Here’s a sampling of the perverse results: (a) Congress’s power to regulate interstate commerce extends to activities that are neither interstate nor commerce; (b) the General Welfare Clause authorizes redistribution of assets from taxpayers to politically connected special interests; (c) states can rewrite mortgage contracts notwithstanding an express constitutional prohibition against “impairing the Obligation of Contracts”; (d) Congress can authorize the Treasury Department to craft bailouts for banks, car companies, and insurers in the face of a constitutional ban on delegating legislative power; (e) government can limit contributions to a candidate for purposes of political speech, even though the First Amendment prohibits laws abridging freedom of speech; (f) public universities can grant preferential treatment to racial minorities despite constitutionally mandated equal protection of the laws; and on and on.

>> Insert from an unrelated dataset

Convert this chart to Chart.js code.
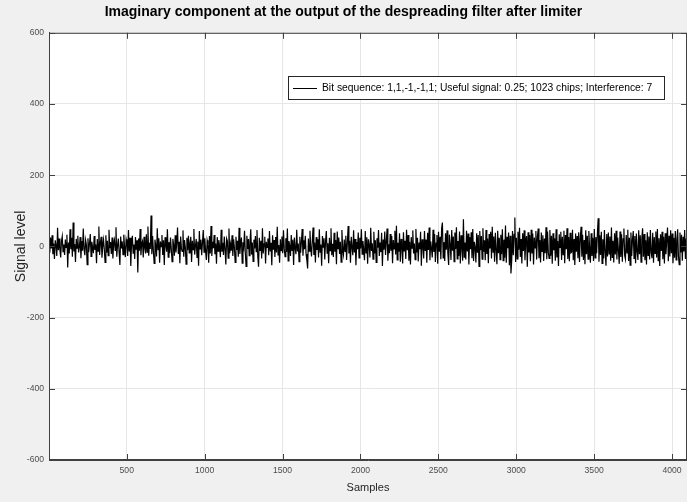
<!DOCTYPE html>
<html><head><meta charset="utf-8">
<script src="https://cdn.jsdelivr.net/npm/chart.js@4/dist/chart.umd.min.js"></script>
<style>html,body{margin:0;padding:0;background:#f0f0f0;}#wrap{width:687px;height:502px;}</style>
</head><body><div id="wrap"><canvas id="c" width="687" height="502"></canvas></div>
<script>
const chartTitle = "Imaginary component at the output of the despreading filter after limiter";
const seriesLabel = "Bit sequence: 1,1,-1,-1,1; Useful signal: 0.25; 1023 chips; Interference: 7";
const xAxisTitle = "Samples";
const yAxisTitle = "Signal level";
const xTicks = [500, 1000, 1500, 2000, 2500, 3000, 3500, 4000];
const yTicks = [-600, -400, -200, 0, 200, 400, 600];
const sampleStart = 1;
const sampleStep = 5;
const signal = [
12,-18,25,-6,31,-22,8,-35,17,3,-27,52,-11,22,-9,-31,14,28,-15,5,
-24,19,-3,33,-59,11,-20,48,-8,24,-29,67,-14,7,-44,21,-5,30,-17,-2,
26,-33,15,-12,50,-7,-25,18,4,-51,23,-16,9,35,-28,13,-4,-19,29,-10,
6,-47,21,-13,56,-24,10,27,-32,1,19,-8,-45,31,-18,16,-26,47,-5,12,
-21,25,-34,7,18,-11,54,-29,3,22,-16,-52,28,-6,14,-23,33,-2,-30,20,
9,-27,46,-14,24,-55,11,30,-19,5,-35,26,-9,17,-73,22,-12,49,-25,8,
15,-31,27,-4,-20,34,-16,56,-26,10,-7,87,-22,29,-13,-48,19,3,-28,51,
-9,23,-46,14,-1,32,-24,17,-52,26,6,-15,48,-30,12,-19,25,-8,-43,21,
4,-26,31,-17,9,53,-21,13,-47,28,-6,-14,45,-29,18,-3,-50,24,-11,30,
-18,8,27,-44,16,-9,49,-23,2,21,-31,14,-54,43,-7,19,-25,11,46,-16,
23,-12,-38,17,5,-46,29,-20,57,-27,13,-5,32,-22,8,-49,26,-13,18,-1,
-30,47,-15,10,-24,28,-8,-51,22,15,-33,50,-19,6,-12,31,-27,20,-4,-45,
27,-10,16,-29,52,-21,9,25,-47,12,-2,44,-18,-56,30,-7,21,-26,14,48,
-23,11,-42,19,-6,29,-15,46,-28,-57,24,-11,16,-34,51,-20,7,27,-48,13,
-3,22,-25,43,-14,10,-53,31,-9,18,-30,26,-17,55,-24,4,-46,20,-12,28,
-19,45,-7,-29,23,-16,50,-41,15,2,-27,32,-11,19,-52,25,-5,-22,47,-14,
8,-43,27,-18,12,49,-26,17,-8,30,-21,-39,-62,22,-13,44,-4,-28,16,53,
-24,11,-45,26,-10,20,-31,48,-16,5,-54,29,-2,23,-37,14,43,-19,9,-47,
24,-12,51,-25,7,-30,38,-15,18,-50,42,-6,25,-21,13,-44,46,-9,-23,19,
-14,30,-38,10,57,-20,16,-46,27,-3,-25,45,-17,21,-53,12,-8,39,-32,24,
-6,48,-22,15,-11,-39,43,-18,26,-49,20,4,-31,52,-13,9,-36,41,-20,17,
-45,23,-4,46,-27,11,-16,38,-55,19,-9,42,-24,14,50,-40,6,-19,35,-12,
29,-47,18,-7,44,-23,58,-38,10,-15,37,-43,21,-2,-48,40,-14,16,-35,47,
-11,32,-40,13,-51,26,-5,45,-20,8,-37,49,-17,24,-42,11,-8,41,-54,20,
3,-34,43,-13,19,-46,38,-10,53,-39,14,-6,-31,47,-16,35,-44,9,32,-49,
41,-15,27,-36,50,67,-32,12,-41,37,-9,45,-19,-52,33,6,-38,46,-12,28,
-43,39,-7,54,-35,15,-27,42,-48,31,-4,-40,76,-30,11,-37,44,-14,36,-51,
26,-8,40,-33,49,-41,13,-2,-45,37,-18,32,-56,43,-11,29,-36,51,-15,17,
-39,46,-21,22,-47,35,-6,41,-34,55,-16,28,-43,38,-10,-50,44,-19,24,-37,
33,-22,48,-40,19,-32,59,-46,27,-5,39,-53,30,-76,-38,43,-25,34,81,-44,
24,-35,41,-9,52,-30,21,-48,37,-13,45,-39,16,29,-57,40,-17,32,-42,47,
-20,36,-51,25,-4,43,-37,28,50,-33,18,-45,39,-14,31,-41,22,-19,54,-36,
42,-17,-34,46,-26,30,-49,37,-11,23,-40,48,-31,15,-55,34,-3,41,-38,27,
-23,44,-47,32,-8,51,-35,26,-42,38,-18,-16,47,-39,21,-52,36,-15,29,-33,
40,-44,22,55,-29,33,-38,18,-50,45,-22,30,-36,43,-5,-46,37,-27,24,-41,
49,-32,26,-19,38,79,-43,31,-24,41,-48,20,-34,46,-17,-54,35,-28,39,-21,
28,-40,53,-31,16,-45,37,-23,44,-37,25,-12,-49,42,-30,34,-43,21,50,-26,
-36,32,-18,47,-41,24,-53,39,-27,19,43,-34,29,-47,36,-14,-38,45,-22,31,
-44,22,51,-29,35,-39,17,-51,40,-25,28,-37,46,-16,-33,38,-46,26,-20,42,
-31,49,-40,23,-55,34,-13,41,-36,27,-48,37,-22,18,53,-42,30,-28,45,-19,
36,-47,24,-32,43,-38,20,48,-26,-51,39,-17,33,-40,27,-14,46,-35,22,-29
];
const points = signal.map((v, i) => ({x: sampleStart + i * sampleStep, y: v}));

const sans = '"Liberation Sans", Arial, sans-serif';

const frame = {
  id: 'frame',
  beforeDraw(chart) {
    const {ctx, chartArea: a} = chart;
    ctx.save();
    ctx.fillStyle = '#f0f0f0';
    ctx.fillRect(0, 0, chart.width, chart.height);
    ctx.fillStyle = '#ffffff';
    ctx.fillRect(a.left, a.top, a.right - a.left, a.bottom - a.top);
    ctx.restore();
  },
  afterDraw(chart) {
    const {ctx, chartArea: a, scales} = chart;
    ctx.save();
    ctx.strokeStyle = '#404040';
    ctx.lineWidth = 1;
    ctx.strokeRect(a.left + 0.5, a.top + 0.5, a.right - a.left - 1, a.bottom - a.top - 1);
    ctx.beginPath();
    xTicks.forEach(v => {
      const px = Math.round(scales.x.getPixelForValue(v)) + 0.5;
      ctx.moveTo(px, a.bottom); ctx.lineTo(px, a.bottom - 6);
      ctx.moveTo(px, a.top); ctx.lineTo(px, a.top + 6);
    });
    yTicks.forEach(v => {
      const py = Math.round(scales.y.getPixelForValue(v)) + 0.5;
      ctx.moveTo(a.left, py); ctx.lineTo(a.left + 6, py);
      ctx.moveTo(a.right, py); ctx.lineTo(a.right - 6, py);
    });
    ctx.stroke();
    // legend
    const lx = 288, ly = 76, lw = 376, lh = 23;
    ctx.fillStyle = '#ffffff';
    ctx.fillRect(lx, ly, lw, lh);
    ctx.strokeStyle = '#262626';
    ctx.strokeRect(lx + 0.5, ly + 0.5, lw, lh);
    ctx.beginPath();
    ctx.strokeStyle = '#000000';
    ctx.moveTo(293, 88.5); ctx.lineTo(317, 88.5);
    ctx.stroke();
    ctx.fillStyle = '#000000';
    ctx.font = '10.3px ' + sans;
    ctx.textBaseline = 'middle';
    ctx.textAlign = 'left';
    ctx.fillText(chart.data.datasets[0].label, 322, 88);
    ctx.restore();
  }
};

new Chart(document.getElementById('c'), {
  type: 'line',
  data: {
    datasets: [{
      label: seriesLabel,
      data: points,
      borderColor: '#000000',
      borderWidth: 1.2,
      pointRadius: 0,
      tension: 0,
      fill: false
    }]
  },
  options: {
    responsive: false,
    animation: false,
    devicePixelRatio: 1,
    layout: {padding: 0},
    plugins: {
      legend: {display: false},
      tooltip: {enabled: false},
      title: {
        display: true,
        text: chartTitle,
        color: '#000000',
        font: {family: sans, size: 14, weight: 'bold'},
        padding: {top: 4, bottom: 12}
      }
    },
    scales: {
      x: {
        type: 'linear',
        min: 1,
        max: 4096,
        afterBuildTicks: s => { s.ticks = xTicks.map(v => ({value: v})); },
        afterFit: s => { s.height = 42; },
        grid: {color: '#e6e6e6', drawTicks: false},
        border: {color: '#404040'},
        ticks: {color: '#4d4d4d', font: {family: sans, size: 8.6}, padding: 5, maxRotation: 0, autoSkip: false, callback: v => String(v)},
        title: {display: true, text: xAxisTitle, color: '#262626', font: {family: sans, size: 11}, padding: {top: 0, bottom: 7}}
      },
      y: {
        min: -600,
        max: 600,
        afterBuildTicks: s => { s.ticks = yTicks.map(v => ({value: v})); },
        afterFit: s => { s.width = 49; },
        grid: {color: '#e6e6e6', drawTicks: false},
        border: {color: '#404040'},
        ticks: {color: '#4d4d4d', font: {family: sans, size: 8.6}, padding: 5, callback: v => String(v)},
        title: {display: true, text: yAxisTitle, color: '#262626', font: {family: sans, size: 14}, padding: {top: 13, bottom: 0}}
      }
    }
  },
  plugins: [frame]
});
</script>
</body></html>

Conservatives, in particular, need to grasp that judicial modesty — that is, excessive deference to the political branches — is a form of living constitutionalism, which conservatives have railed against since the term was coined. Whenever the judiciary simply rubber-stamps nearly everything conjured up by the legislative and executive branches, that removes the courts from their monitoring role and permits the Constitution to evolve, becoming whatever the politicians currently desire.
The answer, of course, is to appoint judges who have an understanding of the Constitution grounded in the principles that animated the Framers: federalism, separation of powers, individual rights, and limited government. Extreme activism by Congress and the president cannot be met by modesty from the courts. Indeed, close or ambiguous cases must not be resolved merely by deferring to temporal majorities. If the Constitution teaches anything, it teaches that constraining government power and defending personal freedom require that close calls go the individual, not the politicians.